1) Imagine that a bank is building a data mart surrounding “In branch transactions” using a star schema design. The fact table contains individual transactions (fact attribute – amount), and dimensions include: branch, customer, account type, transaction type (deposit, withdrawal, … ), teller, date, and time (grain size of seconds). Suppose the bank has 250,000 customers, 30 branches, 7 different account types, 6 different transaction types, 140 tellers, and plans on keeping data for 5 years time. Further suppose that fact table records will be 32 bytes each. If the average customer makes 3 transactions per week,

A)    estimate the amount of disk storage needed for the fact table.  If you believe you need to make further assumptions, please ask me.
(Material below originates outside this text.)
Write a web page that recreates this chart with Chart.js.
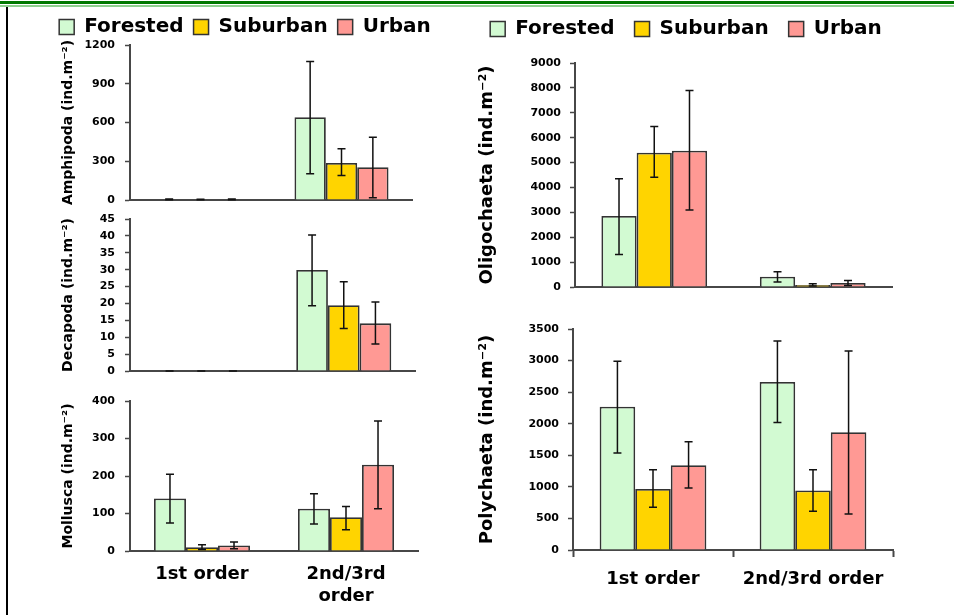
<!DOCTYPE html>
<html><head><meta charset="utf-8">
<script src="https://cdn.jsdelivr.net/npm/chart.js@4.4.1/dist/chart.umd.min.js"></script>
<style>
html,body{margin:0;padding:0;background:#fff;}
#page{position:relative;width:954px;height:615px;overflow:hidden;background:#fff;}
.g1{position:absolute;left:0;top:1px;width:954px;height:3px;background:#007800;}
.g2{position:absolute;left:0;top:5px;width:954px;height:2px;background:#8fd08f;}
.vl{position:absolute;left:6px;top:7px;width:2px;height:608px;background:#000;}
canvas{position:absolute;}
</style></head><body>
<div id="page">
<div class="g1"></div><div class="g2"></div><div class="vl"></div>
<canvas id="amph" width="422" height="175" style="left:0px;top:35px"></canvas>
<canvas id="deca" width="425" height="172" style="left:0px;top:209px"></canvas>
<canvas id="moll" width="428" height="224" style="left:0px;top:391px"></canvas>
<canvas id="olig" width="432" height="244" style="left:470px;top:53px"></canvas>
<canvas id="poly" width="433" height="296" style="left:470px;top:319px"></canvas>
<canvas id="legL" width="450" height="100" style="left:20px;top:7px"></canvas>
<canvas id="legR" width="470" height="120" style="left:451px;top:-1px"></canvas>
</div>
<script>
const categories = ['1st order', '2nd/3rd order'];
const seriesNames = ['Forested', 'Suburban', 'Urban'];
const seriesColors = ['#D2FAD2', '#FFD400', '#FF9994'];

// means: [Forested, Suburban, Urban] x [1st, 2nd/3rd]; errors: [low, high]
const amphipodaMeans = [[4, 641], [3, 287], [4, 254]];
const amphipodaErrors = [[[1, 7], [204, 1073]], [[1, 5], [189, 396]], [[1, 7], [18, 486]]];
const amphipodaTicks = [0, 300, 600, 900, 1200];

const decapodaMeans = [[0, 29.9], [0, 19.5], [0, 14.1]];
const decapodaErrors = [[[0, 0], [19.3, 40.3]], [[0, 0], [12.6, 26.4]], [[0, 0], [8.0, 20.4]]];
const decapodaTicks = [0, 5, 10, 15, 20, 25, 30, 35, 40, 45];

const molluscaMeans = [[140, 113], [10, 90], [15, 230]];
const molluscaErrors = [[[75, 205], [72, 153]], [[4, 17], [57, 119]], [[6, 24], [113, 347]]];
const molluscaTicks = [0, 100, 200, 300, 400];

const oligochaetaMeans = [[2856, 412], [5392, 85], [5472, 160]];
const oligochaetaErrors = [[[1306, 4350], [200, 613]], [[4406, 6449], [40, 130]], [[3096, 7891], [65, 265]]];
const oligochaetaTicks = [0, 1000, 2000, 3000, 4000, 5000, 6000, 7000, 8000, 9000];

const polychaetaMeans = [[2268, 2660], [968, 942], [1343, 1866]];
const polychaetaErrors = [[[1538, 2988], [2020, 3310]], [[677, 1269], [614, 1269]], [[983, 1713], [571, 3151]]];
const polychaetaTicks = [0, 500, 1000, 1500, 2000, 2500, 3000, 3500];

const AXIS = '#474747';
const EDGE = '#333333';
const FONT = "'DejaVu Sans', Verdana, sans-serif";
Chart.defaults.color = '#000';

const errorBars = {
  id: 'errorBars',
  afterDatasetsDraw(chart) {
    const ctx = chart.ctx, ys = chart.scales.y;
    ctx.save();
    ctx.strokeStyle = '#111';
    ctx.lineWidth = 1.5;
    chart.data.datasets.forEach((ds, i) => {
      const meta = chart.getDatasetMeta(i);
      if (!ds.errors || meta.hidden) return;
      meta.data.forEach((bar, j) => {
        const e = ds.errors[j];
        if (!e) return;
        const x = bar.x, yl = ys.getPixelForValue(e[0]), yh = ys.getPixelForValue(e[1]);
        const cap = 4;
        ctx.beginPath();
        ctx.moveTo(x, yl); ctx.lineTo(x, yh);
        ctx.moveTo(x - cap, yl); ctx.lineTo(x + cap, yl);
        ctx.moveTo(x - cap, yh); ctx.lineTo(x + cap, yh);
        ctx.stroke();
      });
    });
    ctx.restore();
  }
};

function panel(id, o) {
  const datasets = seriesNames.map((name, k) => ({
    label: name, data: o.means[k], errors: o.errors[k],
    backgroundColor: seriesColors[k], borderColor: EDGE, borderWidth: 1.8,
    categoryPercentage: 0.667, barPercentage: 1.0
  }));
  new Chart(document.getElementById(id), {
    type: 'bar',
    data: { labels: categories, datasets },
    plugins: [errorBars],
    options: {
      responsive: false, animation: false, devicePixelRatio: 1,
      layout: { padding: { top: 10, right: 10, left: 0, bottom: 0 } },
      plugins: { legend: { display: false }, tooltip: { enabled: false } },
      scales: {
        x: {
          afterFit: s => { s.height = o.xHeight; s.paddingLeft = 0; s.paddingRight = 0; s.paddingTop = 0; s.paddingBottom = 0; },
          grid: { display: o.xTicks, drawOnChartArea: false, drawTicks: o.xTicks, tickLength: 7, tickColor: AXIS, tickWidth: 2, offset: true },
          border: { display: true, color: AXIS, width: 2 },
          ticks: {
            display: o.xLabels, color: '#000', padding: o.xPad, maxRotation: 0, autoSkip: false,
            font: { family: FONT, size: 18, weight: 'bold' },
            callback: function (v) {
              const l = this.getLabelForValue(v);
              if (o.wrap && l.length > 10) { const p = l.lastIndexOf(' '); return [l.slice(0, p), l.slice(p + 1)]; }
              return l;
            }
          }
        },
        y: {
          min: o.ticks[0], max: o.ticks[o.ticks.length - 1],
          afterFit: s => { s.width = o.yWidth; s.paddingTop = 0; s.paddingBottom = 0; s.paddingLeft = 0; s.paddingRight = 0; },
          grid: { drawOnChartArea: false, drawTicks: true, tickLength: 5, tickColor: AXIS, tickWidth: 1.5 },
          border: { color: AXIS, width: 2 },
          ticks: { stepSize: o.ticks[1] - o.ticks[0], color: '#000', padding: o.yPad, font: { family: FONT, size: 11, weight: 'bold' }, callback: v => String(v) },
          title: { display: true, text: o.title, color: '#000', font: { family: FONT, size: o.titleSize, weight: 'bold' }, padding: { top: o.titlePad, bottom: 0 } }
        }
      }
    }
  });
}

function legendChart(id, pad) {
  new Chart(document.getElementById(id), {
    type: 'bar',
    data: { labels: [], datasets: seriesNames.map((n, k) => ({ label: n, data: [], backgroundColor: seriesColors[k], borderColor: EDGE, borderWidth: 1.5 })) },
    options: {
      responsive: false, animation: false, devicePixelRatio: 1, layout: { padding: 0 },
      scales: { x: { display: false }, y: { display: false } },
      plugins: {
        tooltip: { enabled: false },
        legend: { display: true, position: 'top', labels: { boxWidth: 15, boxHeight: 15, padding: pad, color: '#000', font: { family: FONT, size: 20, weight: 'bold' } } }
      }
    }
  });
}

panel('amph', { means: amphipodaMeans, errors: amphipodaErrors, ticks: amphipodaTicks, title: 'Amphipoda (ind.m⁻²)', titleSize: 14, titlePad: 60, yWidth: 130, yPad: 10, xHeight: 10, xTicks: false, xLabels: false, xPad: 0 });
panel('deca', { means: decapodaMeans, errors: decapodaErrors, ticks: decapodaTicks, title: 'Decapoda (ind.m⁻²)', titleSize: 14, titlePad: 60, yWidth: 130, yPad: 10, xHeight: 10, xTicks: false, xLabels: false, xPad: 0 });
panel('moll', { means: molluscaMeans, errors: molluscaErrors, ticks: molluscaTicks, title: 'Mollusca (ind.m⁻²)', titleSize: 14, titlePad: 60, yWidth: 130, yPad: 10, xHeight: 64, xTicks: false, xLabels: true, xPad: 13, wrap: true });
panel('olig', { means: oligochaetaMeans, errors: oligochaetaErrors, ticks: oligochaetaTicks, title: 'Oligochaeta (ind.m⁻²)', titleSize: 18, titlePad: 7, yWidth: 105, yPad: 9, xHeight: 10, xTicks: false, xLabels: false, xPad: 0 });
panel('poly', { means: polychaetaMeans, errors: polychaetaErrors, ticks: polychaetaTicks, title: 'Polychaeta (ind.m⁻²)', titleSize: 18, titlePad: 7, yWidth: 103, yPad: 9, xHeight: 65, xTicks: true, xLabels: true, xPad: 12 });

legendChart('legL', 10);
legendChart('legR', 20);
</script>
</body></html>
B)     If customer records will be 200 bytes each, branch records will be 50 bytes each, account type records will be 30 bytes, transaction type records will be 15 bytes each, teller records will be 75 bytes each, and date records will be 55 bytes each, and second records will be 30 bytes each, how much disk space is needed for dimension tables?

C)     explain how data sparsity makes creating the data mart practical.

D)    Suppose an aggregate is being created for

·        transactions by state the branch is in (5 different states with branches), by account type, by transaction type.

What would the aggregate data look like -  What tables will there be? Show hypothetical sample fact table records to illustrate.

E)     For the aggregate discussed in (D), estimate the amount of disk storage needed for the aggregate fact table. Assume each record will be 20 bytes.  If you believe you need to make further assumptions, please ask me.

F)     Theoretically, the aggregate fact table should have :

·        6 (branches collapsed into states) * 250,000 (customers collapsed entirely) * 140 (tellers collapsed entirely) * 1825 (dates collapsed entirely) * 86,400 (seconds collapsed entirely) fewer records than in the atomic fact table.

Why is this unlikely to be true?